A side-door approach to justice
Some may have missed the news or dismissed it as a more symbolic than substantive change. But symbols have meaning, and the meaning of this change is a sad testament to our times.
This week, the U.S. Supreme Court announced that visitors to the courthouse will no longer be let in the front door. Starting Tuesday, lawyers, litigants and spectators are being detoured to ground-level entrances for security screening.
Only a few days since the most recent terrorist bombing attempt, it's a defensible decision, but it reflects poorly on our democracy. Among the powerful aspects of the Supreme Court building are the imposing front steps leading to those massive bronze doors. Besides elevating the concept of "justice for all" in a physical sense, they also give everyone more than conceptual access. Want justice? Come right in.
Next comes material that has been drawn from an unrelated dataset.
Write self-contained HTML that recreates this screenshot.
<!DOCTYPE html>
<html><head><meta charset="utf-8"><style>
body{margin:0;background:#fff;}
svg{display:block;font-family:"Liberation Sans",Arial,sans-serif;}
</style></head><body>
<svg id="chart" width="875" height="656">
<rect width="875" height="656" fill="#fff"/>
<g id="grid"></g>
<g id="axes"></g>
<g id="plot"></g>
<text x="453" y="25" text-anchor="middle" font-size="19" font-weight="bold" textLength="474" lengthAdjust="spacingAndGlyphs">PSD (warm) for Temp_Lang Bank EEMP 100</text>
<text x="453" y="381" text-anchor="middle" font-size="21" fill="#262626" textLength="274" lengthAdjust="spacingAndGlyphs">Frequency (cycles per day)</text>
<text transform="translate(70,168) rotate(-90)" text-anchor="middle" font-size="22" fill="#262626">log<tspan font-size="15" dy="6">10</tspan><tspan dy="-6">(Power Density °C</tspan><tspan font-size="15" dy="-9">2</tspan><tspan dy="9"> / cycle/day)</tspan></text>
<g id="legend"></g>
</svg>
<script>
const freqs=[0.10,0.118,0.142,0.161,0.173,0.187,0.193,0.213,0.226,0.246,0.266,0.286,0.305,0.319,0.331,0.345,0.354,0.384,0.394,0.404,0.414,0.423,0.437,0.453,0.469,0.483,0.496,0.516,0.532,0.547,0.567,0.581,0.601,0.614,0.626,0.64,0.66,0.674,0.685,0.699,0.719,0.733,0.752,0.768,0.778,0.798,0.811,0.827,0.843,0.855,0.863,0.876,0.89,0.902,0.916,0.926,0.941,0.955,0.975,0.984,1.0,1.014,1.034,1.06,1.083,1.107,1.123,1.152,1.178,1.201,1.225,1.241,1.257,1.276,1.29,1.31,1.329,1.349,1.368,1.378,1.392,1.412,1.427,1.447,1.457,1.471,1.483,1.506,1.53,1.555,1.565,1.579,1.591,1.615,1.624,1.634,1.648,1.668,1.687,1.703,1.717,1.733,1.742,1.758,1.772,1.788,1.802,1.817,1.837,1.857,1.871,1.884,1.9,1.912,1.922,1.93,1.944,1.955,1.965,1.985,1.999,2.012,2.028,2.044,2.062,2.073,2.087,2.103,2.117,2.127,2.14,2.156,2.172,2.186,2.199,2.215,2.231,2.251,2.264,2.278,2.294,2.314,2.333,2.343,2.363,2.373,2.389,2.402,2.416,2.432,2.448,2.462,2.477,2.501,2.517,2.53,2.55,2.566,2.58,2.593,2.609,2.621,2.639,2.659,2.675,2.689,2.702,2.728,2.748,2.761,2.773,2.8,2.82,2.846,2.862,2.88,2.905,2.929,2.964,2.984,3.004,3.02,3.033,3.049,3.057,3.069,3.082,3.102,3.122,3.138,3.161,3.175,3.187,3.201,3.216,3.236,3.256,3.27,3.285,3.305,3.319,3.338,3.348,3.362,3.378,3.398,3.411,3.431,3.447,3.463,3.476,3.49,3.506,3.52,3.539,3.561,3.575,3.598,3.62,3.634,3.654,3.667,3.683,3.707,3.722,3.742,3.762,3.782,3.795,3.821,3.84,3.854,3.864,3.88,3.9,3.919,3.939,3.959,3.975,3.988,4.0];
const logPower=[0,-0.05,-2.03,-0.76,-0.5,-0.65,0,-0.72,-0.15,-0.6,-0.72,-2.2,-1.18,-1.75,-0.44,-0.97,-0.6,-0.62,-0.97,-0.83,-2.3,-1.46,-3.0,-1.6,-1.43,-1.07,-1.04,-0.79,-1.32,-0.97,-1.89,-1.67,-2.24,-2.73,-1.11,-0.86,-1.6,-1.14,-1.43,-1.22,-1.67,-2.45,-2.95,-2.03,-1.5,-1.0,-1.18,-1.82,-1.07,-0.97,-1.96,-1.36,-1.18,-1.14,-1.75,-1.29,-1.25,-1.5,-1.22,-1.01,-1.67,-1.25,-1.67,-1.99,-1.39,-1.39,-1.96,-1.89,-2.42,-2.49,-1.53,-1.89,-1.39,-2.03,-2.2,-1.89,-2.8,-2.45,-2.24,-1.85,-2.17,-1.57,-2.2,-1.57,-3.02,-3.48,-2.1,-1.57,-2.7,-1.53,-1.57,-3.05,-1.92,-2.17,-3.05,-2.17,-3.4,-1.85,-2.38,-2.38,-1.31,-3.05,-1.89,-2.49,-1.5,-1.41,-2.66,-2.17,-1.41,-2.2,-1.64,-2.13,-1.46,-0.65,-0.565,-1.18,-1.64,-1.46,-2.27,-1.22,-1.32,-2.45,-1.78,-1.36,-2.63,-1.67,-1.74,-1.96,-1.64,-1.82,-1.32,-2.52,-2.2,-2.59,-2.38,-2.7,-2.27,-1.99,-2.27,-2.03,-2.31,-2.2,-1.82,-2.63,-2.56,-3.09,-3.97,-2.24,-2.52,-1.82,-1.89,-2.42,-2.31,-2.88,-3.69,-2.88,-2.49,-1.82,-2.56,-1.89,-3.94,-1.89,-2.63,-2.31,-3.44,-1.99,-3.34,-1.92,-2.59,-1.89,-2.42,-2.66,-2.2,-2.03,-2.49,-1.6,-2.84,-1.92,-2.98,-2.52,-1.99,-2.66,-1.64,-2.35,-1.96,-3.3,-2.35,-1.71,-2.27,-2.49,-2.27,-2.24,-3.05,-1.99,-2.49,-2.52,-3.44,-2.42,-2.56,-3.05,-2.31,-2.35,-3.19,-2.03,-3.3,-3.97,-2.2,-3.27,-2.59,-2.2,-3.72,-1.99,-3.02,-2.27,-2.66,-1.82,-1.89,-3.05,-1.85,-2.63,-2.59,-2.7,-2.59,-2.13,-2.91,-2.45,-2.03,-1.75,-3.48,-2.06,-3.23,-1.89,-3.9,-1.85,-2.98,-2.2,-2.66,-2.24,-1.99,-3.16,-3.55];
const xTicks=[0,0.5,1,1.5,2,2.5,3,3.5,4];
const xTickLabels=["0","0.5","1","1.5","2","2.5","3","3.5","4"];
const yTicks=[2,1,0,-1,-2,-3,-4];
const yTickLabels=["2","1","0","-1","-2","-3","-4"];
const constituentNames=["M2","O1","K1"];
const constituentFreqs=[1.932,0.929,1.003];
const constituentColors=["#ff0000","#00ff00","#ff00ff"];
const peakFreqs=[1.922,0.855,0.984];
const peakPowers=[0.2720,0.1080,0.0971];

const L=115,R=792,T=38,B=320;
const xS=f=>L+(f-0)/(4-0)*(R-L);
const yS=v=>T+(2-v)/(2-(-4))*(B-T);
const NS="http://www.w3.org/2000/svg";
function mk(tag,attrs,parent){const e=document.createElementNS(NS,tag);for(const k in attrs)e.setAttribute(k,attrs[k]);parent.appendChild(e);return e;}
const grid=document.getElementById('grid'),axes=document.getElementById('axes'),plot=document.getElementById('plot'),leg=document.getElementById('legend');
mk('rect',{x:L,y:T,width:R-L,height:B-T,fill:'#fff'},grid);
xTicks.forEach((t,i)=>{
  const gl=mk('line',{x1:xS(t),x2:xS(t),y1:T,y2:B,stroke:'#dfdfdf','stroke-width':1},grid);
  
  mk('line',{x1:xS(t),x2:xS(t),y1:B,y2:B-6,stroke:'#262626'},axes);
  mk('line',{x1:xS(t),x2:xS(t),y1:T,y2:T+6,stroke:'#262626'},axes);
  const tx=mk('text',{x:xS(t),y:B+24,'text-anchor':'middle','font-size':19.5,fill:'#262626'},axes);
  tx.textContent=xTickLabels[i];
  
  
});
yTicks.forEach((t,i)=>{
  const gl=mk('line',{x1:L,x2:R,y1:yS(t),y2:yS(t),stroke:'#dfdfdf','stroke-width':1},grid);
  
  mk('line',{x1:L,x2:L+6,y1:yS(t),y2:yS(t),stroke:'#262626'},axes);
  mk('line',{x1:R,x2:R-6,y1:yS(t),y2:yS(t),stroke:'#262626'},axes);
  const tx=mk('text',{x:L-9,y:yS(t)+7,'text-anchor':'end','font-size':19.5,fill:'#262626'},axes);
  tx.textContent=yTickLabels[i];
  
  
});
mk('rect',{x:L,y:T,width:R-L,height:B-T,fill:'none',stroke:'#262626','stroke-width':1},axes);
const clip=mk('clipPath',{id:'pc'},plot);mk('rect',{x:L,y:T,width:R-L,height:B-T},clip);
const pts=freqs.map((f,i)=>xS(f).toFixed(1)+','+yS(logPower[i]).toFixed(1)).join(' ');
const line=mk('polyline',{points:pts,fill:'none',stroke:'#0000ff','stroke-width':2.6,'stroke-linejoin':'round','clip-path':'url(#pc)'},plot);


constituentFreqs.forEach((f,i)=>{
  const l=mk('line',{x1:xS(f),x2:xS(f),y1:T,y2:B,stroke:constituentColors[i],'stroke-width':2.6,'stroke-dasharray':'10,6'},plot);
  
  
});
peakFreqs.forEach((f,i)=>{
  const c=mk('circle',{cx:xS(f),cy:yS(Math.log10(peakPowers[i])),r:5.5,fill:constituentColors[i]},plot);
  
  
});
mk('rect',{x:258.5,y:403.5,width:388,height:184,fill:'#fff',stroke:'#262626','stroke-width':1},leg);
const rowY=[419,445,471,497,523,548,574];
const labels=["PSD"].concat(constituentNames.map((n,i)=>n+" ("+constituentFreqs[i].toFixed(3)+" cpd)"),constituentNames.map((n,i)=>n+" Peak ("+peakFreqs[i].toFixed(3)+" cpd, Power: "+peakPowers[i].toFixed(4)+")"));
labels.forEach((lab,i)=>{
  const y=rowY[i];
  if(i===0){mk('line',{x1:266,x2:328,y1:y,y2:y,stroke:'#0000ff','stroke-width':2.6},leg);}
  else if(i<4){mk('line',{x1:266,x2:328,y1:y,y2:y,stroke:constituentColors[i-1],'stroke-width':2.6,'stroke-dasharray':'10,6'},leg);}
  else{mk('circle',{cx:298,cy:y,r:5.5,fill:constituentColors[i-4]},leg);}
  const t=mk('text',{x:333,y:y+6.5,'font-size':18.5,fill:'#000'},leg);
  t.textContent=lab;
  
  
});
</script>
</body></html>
At least, that's how it used to be before security trumped public access. Coincidentally, among the last to come in the front were sovereignty activists Leina'ala Fruean and Leon Siu, whose photos appeared in The New York Times.
Fortunately, the renovation of the Prince Kūhiō Kalaniana'ole Federal building and Courthouse in Honolulu will preserve some sense of open access to the public along with its needed security upgrades. The separate checkpoints for the offices and courthouse will be pulled together into a pavilion between the buildings, a much more efficient operation than the makeshift one in place today.
It's no small matter that people in Hawai'i will still have their entree to federal justice through the front door.
We look forward to the day when our nation is sufficiently secure and unafraid to reopen the front doors of its Supreme Court.